細胞老化研究のモデル生物として広く利用されている出芽酵母の寿命に影響を及ぼす原因の1つとして、ゲノム中で最大の脆弱部位であるリボソームRNA遺伝子(rDNA)の不安定化が知られている。だが、その詳細なメカニズムはまだ解明されていない。
研究チームは今回、出芽酵母の長寿欠損株のrDNAの安定性を網羅的に解析。その結果、転写伸長因子Spt4の遺伝子(SPT4)を欠損した株では、rDNAの安定性が大幅に増加し、寿命が延長していること、および、その表現型を示す原因として、rDNA上の非コードプロモーター(E-pro)の転写活性が低下していることを発見した。

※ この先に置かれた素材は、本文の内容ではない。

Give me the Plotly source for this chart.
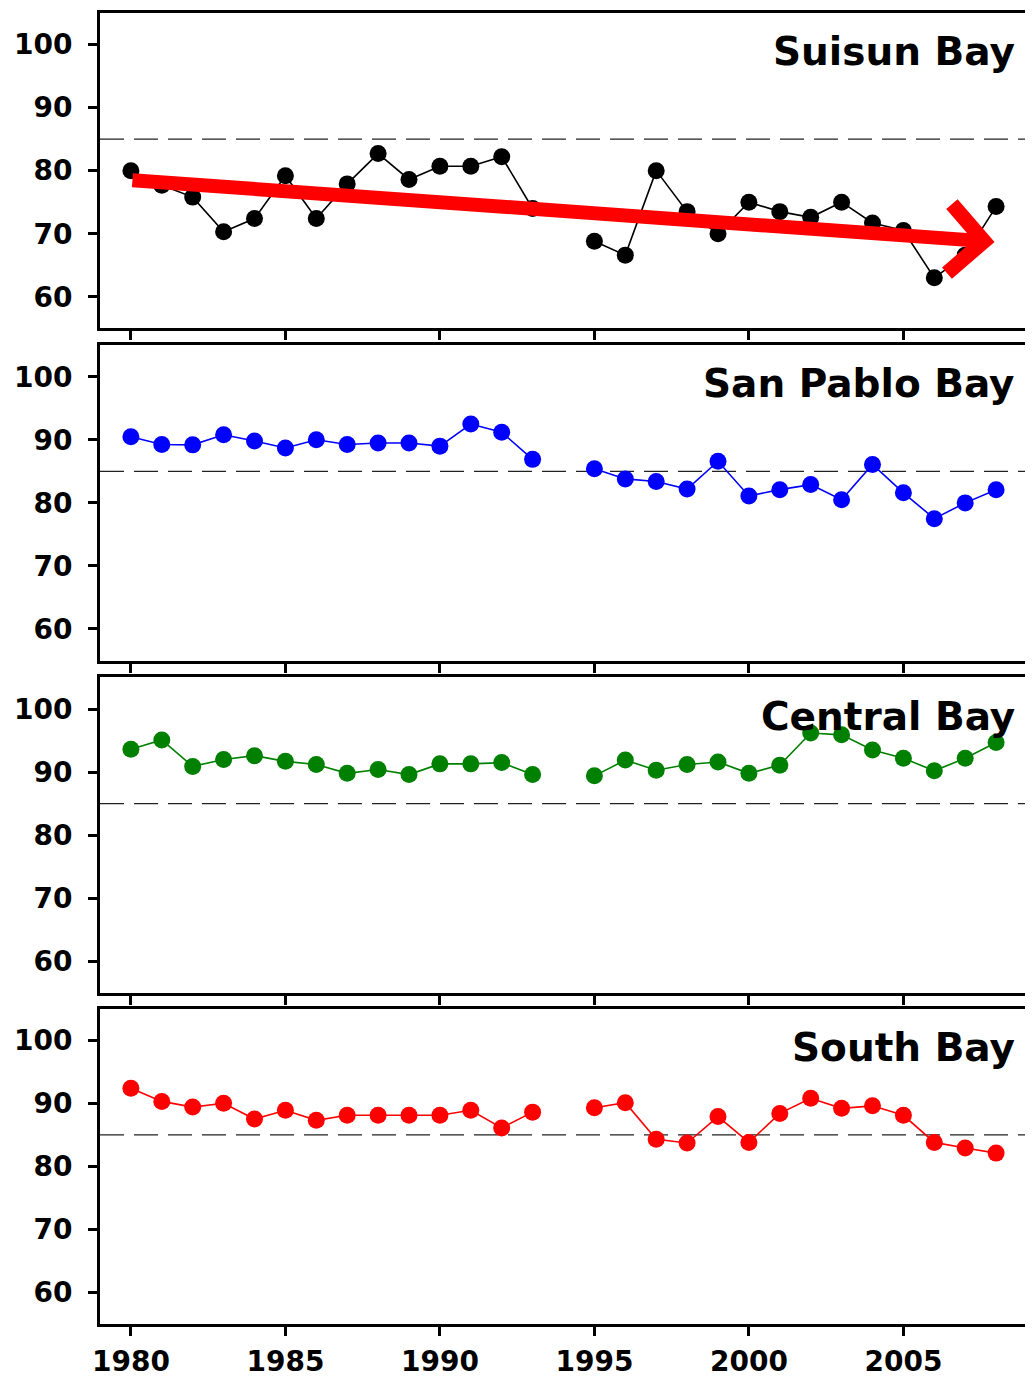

さらに、加齢と共にSpt4の発現量が増加することで、E-proの転写活性がより増強され、細胞老化を加速し、寿命を制限させることを観察。これらのことから、転写伸長因子Spt4は、加齢に伴いリボソーム遺伝子上の非コードRNAの転写を促進し、rDNAの不安定化および細胞老化を促進すると結論付けた。
今回の成果は、ヒト細胞の老化のメカニズム解明や、老化に関連した疾患の原因解明および治療への足掛かりになることが期待される。研究論文は、米国の学術誌、セル・レポーツ(Cell Reports)に2023年1月10日付けで掲載された。